» **Aim of the exercise**: Output every line exactly as written. Leave out pictures.

----------------

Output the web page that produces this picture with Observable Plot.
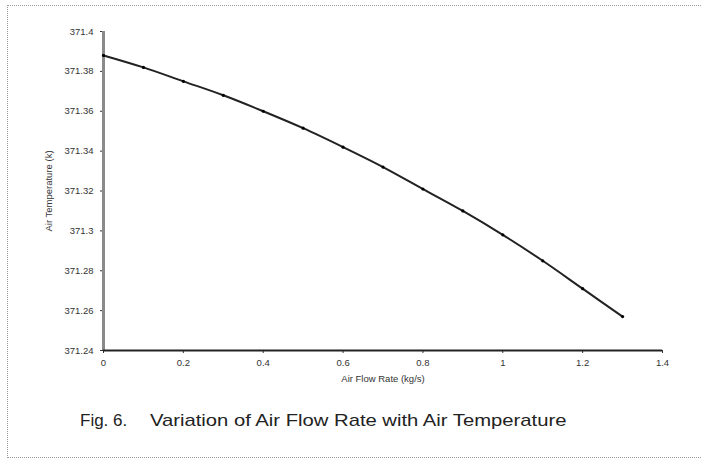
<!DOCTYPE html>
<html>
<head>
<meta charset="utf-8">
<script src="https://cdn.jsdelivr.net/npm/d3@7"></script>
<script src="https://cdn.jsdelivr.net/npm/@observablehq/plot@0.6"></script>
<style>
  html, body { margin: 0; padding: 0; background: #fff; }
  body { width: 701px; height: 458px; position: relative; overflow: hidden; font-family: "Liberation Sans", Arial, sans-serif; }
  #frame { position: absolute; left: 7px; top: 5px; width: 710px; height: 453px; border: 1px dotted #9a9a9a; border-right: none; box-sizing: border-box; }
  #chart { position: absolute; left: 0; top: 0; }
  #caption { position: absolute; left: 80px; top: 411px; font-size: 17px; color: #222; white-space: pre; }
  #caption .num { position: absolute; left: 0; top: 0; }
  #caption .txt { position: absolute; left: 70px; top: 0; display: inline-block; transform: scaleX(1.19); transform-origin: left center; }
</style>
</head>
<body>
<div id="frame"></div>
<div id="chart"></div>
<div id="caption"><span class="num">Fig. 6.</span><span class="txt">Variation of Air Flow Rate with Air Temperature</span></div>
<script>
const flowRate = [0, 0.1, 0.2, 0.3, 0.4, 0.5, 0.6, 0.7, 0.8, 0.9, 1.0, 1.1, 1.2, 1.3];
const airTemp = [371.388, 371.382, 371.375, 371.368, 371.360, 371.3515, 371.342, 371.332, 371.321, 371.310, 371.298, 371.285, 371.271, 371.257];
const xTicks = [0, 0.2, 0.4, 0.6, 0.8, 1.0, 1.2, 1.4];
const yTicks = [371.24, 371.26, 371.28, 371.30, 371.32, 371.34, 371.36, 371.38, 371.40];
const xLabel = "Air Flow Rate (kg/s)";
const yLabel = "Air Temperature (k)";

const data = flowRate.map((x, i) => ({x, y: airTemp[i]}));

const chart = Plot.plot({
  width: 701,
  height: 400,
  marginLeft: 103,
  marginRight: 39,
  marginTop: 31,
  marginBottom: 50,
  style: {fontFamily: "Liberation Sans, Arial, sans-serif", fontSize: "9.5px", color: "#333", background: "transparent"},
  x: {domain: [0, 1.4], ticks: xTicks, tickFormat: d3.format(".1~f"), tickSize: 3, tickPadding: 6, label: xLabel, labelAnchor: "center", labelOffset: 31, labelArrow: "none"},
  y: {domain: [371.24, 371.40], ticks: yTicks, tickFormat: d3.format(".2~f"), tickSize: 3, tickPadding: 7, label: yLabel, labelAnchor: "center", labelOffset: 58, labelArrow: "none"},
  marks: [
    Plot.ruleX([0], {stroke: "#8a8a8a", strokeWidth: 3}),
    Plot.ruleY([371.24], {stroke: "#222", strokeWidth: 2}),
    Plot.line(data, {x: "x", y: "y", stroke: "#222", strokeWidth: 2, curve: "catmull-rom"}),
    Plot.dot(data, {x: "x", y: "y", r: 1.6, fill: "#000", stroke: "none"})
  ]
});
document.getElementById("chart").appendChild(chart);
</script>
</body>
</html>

----------------

» **Answer to the exercise**:
Output the web page that produces this picture with Observable Plot.
<!DOCTYPE html>
<html>
<head>
<meta charset="utf-8">
<script src="https://cdn.jsdelivr.net/npm/d3@7"></script>
<script src="https://cdn.jsdelivr.net/npm/@observablehq/plot@0.6"></script>
<style>
  html, body { margin: 0; padding: 0; background: #fff; }
  body { width: 701px; height: 458px; position: relative; overflow: hidden; font-family: "Liberation Sans", Arial, sans-serif; }
  #frame { position: absolute; left: 7px; top: 5px; width: 710px; height: 453px; border: 1px dotted #9a9a9a; border-right: none; box-sizing: border-box; }
  #chart { position: absolute; left: 0; top: 0; }
  #caption { position: absolute; left: 80px; top: 411px; font-size: 17px; color: #222; white-space: pre; }
  #caption .num { position: absolute; left: 0; top: 0; }
  #caption .txt { position: absolute; left: 70px; top: 0; display: inline-block; transform: scaleX(1.19); transform-origin: left center; }
</style>
</head>
<body>
<div id="frame"></div>
<div id="chart"></div>
<div id="caption"><span class="num">Fig. 6.</span><span class="txt">Variation of Air Flow Rate with Air Temperature</span></div>
<script>
const flowRate = [0, 0.1, 0.2, 0.3, 0.4, 0.5, 0.6, 0.7, 0.8, 0.9, 1.0, 1.1, 1.2, 1.3];
const airTemp = [371.388, 371.382, 371.375, 371.368, 371.360, 371.3515, 371.342, 371.332, 371.321, 371.310, 371.298, 371.285, 371.271, 371.257];
const xTicks = [0, 0.2, 0.4, 0.6, 0.8, 1.0, 1.2, 1.4];
const yTicks = [371.24, 371.26, 371.28, 371.30, 371.32, 371.34, 371.36, 371.38, 371.40];
const xLabel = "Air Flow Rate (kg/s)";
const yLabel = "Air Temperature (k)";

const data = flowRate.map((x, i) => ({x, y: airTemp[i]}));

const chart = Plot.plot({
  width: 701,
  height: 400,
  marginLeft: 103,
  marginRight: 39,
  marginTop: 31,
  marginBottom: 50,
  style: {fontFamily: "Liberation Sans, Arial, sans-serif", fontSize: "9.5px", color: "#333", background: "transparent"},
  x: {domain: [0, 1.4], ticks: xTicks, tickFormat: d3.format(".1~f"), tickSize: 3, tickPadding: 6, label: xLabel, labelAnchor: "center", labelOffset: 31, labelArrow: "none"},
  y: {domain: [371.24, 371.40], ticks: yTicks, tickFormat: d3.format(".2~f"), tickSize: 3, tickPadding: 7, label: yLabel, labelAnchor: "center", labelOffset: 58, labelArrow: "none"},
  marks: [
    Plot.ruleX([0], {stroke: "#8a8a8a", strokeWidth: 3}),
    Plot.ruleY([371.24], {stroke: "#222", strokeWidth: 2}),
    Plot.line(data, {x: "x", y: "y", stroke: "#222", strokeWidth: 2, curve: "catmull-rom"}),
    Plot.dot(data, {x: "x", y: "y", r: 1.6, fill: "#000", stroke: "none"})
  ]
});
document.getElementById("chart").appendChild(chart);
</script>
</body>
</html>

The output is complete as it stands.